Taking into account that Stationary Wavelet Transform (Algorithme à trous) is not an orthogonal transform do we need intermediate approximation coefficients for signal decomposition?
For example, in maximally decimated DWT we have the following decomposition tree:
And according to the conclusions from the MRA (multi resolution analysis) to fully represent (and reconstruct) the signal it is suffice to have only the last approximation subband plus all of the difference subbands.
Does this also hold true for SWT?
Answer
If I understand well, no, you don't need intermediate approximation coefficients, as long as you have (not) sampled properly. So yes, having the last approximation subband plus all of the difference subbands suffices.
Moreover, there are several inverses, since the transform is redundant, which can reveal better than the obvious one. Note that a stationary wavelet packet transformation would require intermediate approximation coefficients.

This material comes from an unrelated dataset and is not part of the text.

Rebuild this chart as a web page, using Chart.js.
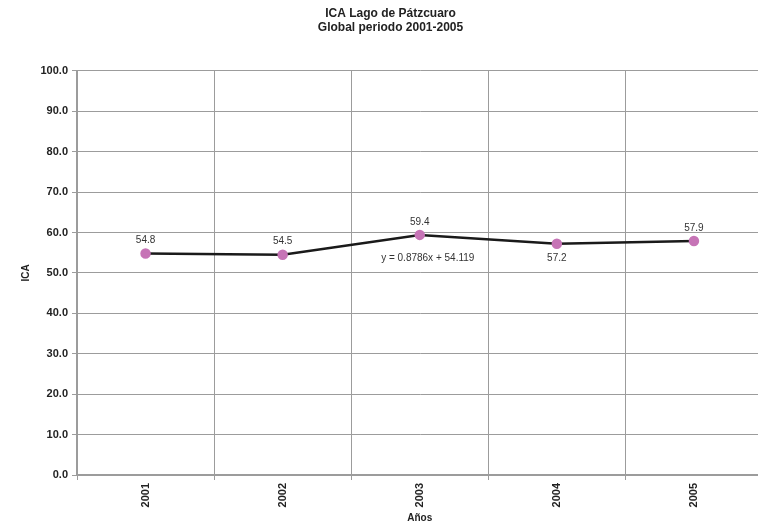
<!DOCTYPE html>
<html>
<head>
<meta charset="utf-8">
<script src="https://cdn.jsdelivr.net/npm/chart.js@4/dist/chart.umd.min.js"></script>
<style>
  html, body { margin: 0; padding: 0; background: #fff; overflow: hidden; }
  #wrap { width: 769px; height: 524px; }
</style>
</head>
<body>
<div id="wrap"><canvas id="chartIca"></canvas></div>
<script>
// datos (ICA global, Lago de Patzcuaro)
const years = ['2001', '2002', '2003', '2004', '2005'];
const icaValues = [54.8, 54.5, 59.4, 57.2, 57.9];
const yTicks = [0, 10, 20, 30, 40, 50, 60, 70, 80, 90, 100];
const trendText = 'y = 0.8786x + 54.119';

// etiqueta arriba o abajo del punto
const labelSide = ['top', 'top', 'top', 'bottom', 'top'];

const FONT = "'Liberation Sans', Arial, sans-serif";
const GRID = '#9c9c9c';

const pointLabels = {
  id: 'pointLabels',
  afterDatasetsDraw(chart) {
    const { ctx } = chart;
    const meta = chart.getDatasetMeta(0);
    ctx.save();
    ctx.font = '10px ' + FONT;
    ctx.fillStyle = '#333';
    ctx.textAlign = 'center';
    ctx.textBaseline = 'middle';
    meta.data.forEach((pt, i) => {
      const dy = labelSide[i] === 'bottom' ? 14 : -13;
      ctx.fillText(icaValues[i].toFixed(1), pt.x, pt.y + dy);
    });
    // ecuacion de la tendencia (Excel), junto al punto de 2003
    const p = meta.data[2];
    ctx.fillText(trendText, p.x + 8, p.y + 23);
    ctx.restore();
  },
};

new Chart(document.getElementById('chartIca'), {
  type: 'line',
  data: {
    labels: years,
    datasets: [{
      data: icaValues,
      borderColor: '#1a1a1a',
      borderWidth: 2.5,
      pointBackgroundColor: '#c674b6',
      pointBorderColor: '#c674b6',
      pointRadius: 4,
      tension: 0,
    }],
  },
  plugins: [pointLabels],
  options: {
    responsive: true,
    maintainAspectRatio: false,
    animation: false,
    layout: { padding: { left: 12, right: 0, top: 0, bottom: 0 } },
    plugins: {
      legend: { display: false },
      tooltip: { enabled: false },
      title: {
        display: true,
        text: ['ICA Lago de Pátzcuaro', 'Global periodo 2001-2005'],
        color: '#222',
        font: { family: FONT, size: 12, weight: 'bold', lineHeight: 1.2 },
        padding: { top: 6, bottom: 36 },
      },
    },
    scales: {
      x: {
        offset: true,
        afterFit: (s) => { s.height = 49; },
        grid: { offset: true, color: GRID, lineWidth: 1, tickLength: 5 },
        border: { color: GRID, width: 2 },
        ticks: {
          color: '#222',
          minRotation: 90,
          maxRotation: 90,
          padding: 3,
          font: { family: FONT, size: 11, weight: 'bold' },
        },
        title: {
          display: true,
          text: 'Años',
          color: '#222',
          padding: { top: 0, bottom: 0 },
          font: { family: FONT, size: 10, weight: 'bold' },
        },
      },
      y: {
        min: 0,
        max: 100,
        afterBuildTicks: (s) => { s.ticks = yTicks.map((v) => ({ value: v })); },
        afterFit: (s) => { s.width = 65; },
        grid: { color: GRID, lineWidth: 1, tickLength: 5 },
        border: { color: GRID, width: 2 },
        ticks: {
          color: '#222',
          padding: 4,
          font: { family: FONT, size: 11, weight: 'bold' },
          callback: (v) => Number(v).toFixed(1),
        },
        title: {
          display: true,
          text: 'ICA',
          color: '#222',
          padding: { top: 8, bottom: 0 },
          font: { family: FONT, size: 10, weight: 'bold' },
        },
      },
    },
  },
});
</script>
</body>
</html>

If I may, orthogonality is not the question here: you could perform SWT with non-orthogonal wavelet filters. With insight from your other question Additive white gaussian noise and undecimated DWT, I propose to recall that:
- a filter-bank is called critical when the number of samples and coefficients is the same (outside border). It does not need to be orthogonal
- such a linear transform can generally be implemented with a square matrix
- in some cases, the matrix is orthogonal, a subset of critically-sampled transforms.
In the literature, one sometimes finds "orthogonal" as a proxy for "square" & orthogonal, which is correct, but "square" being more important in that case, as compared to redundant schemes.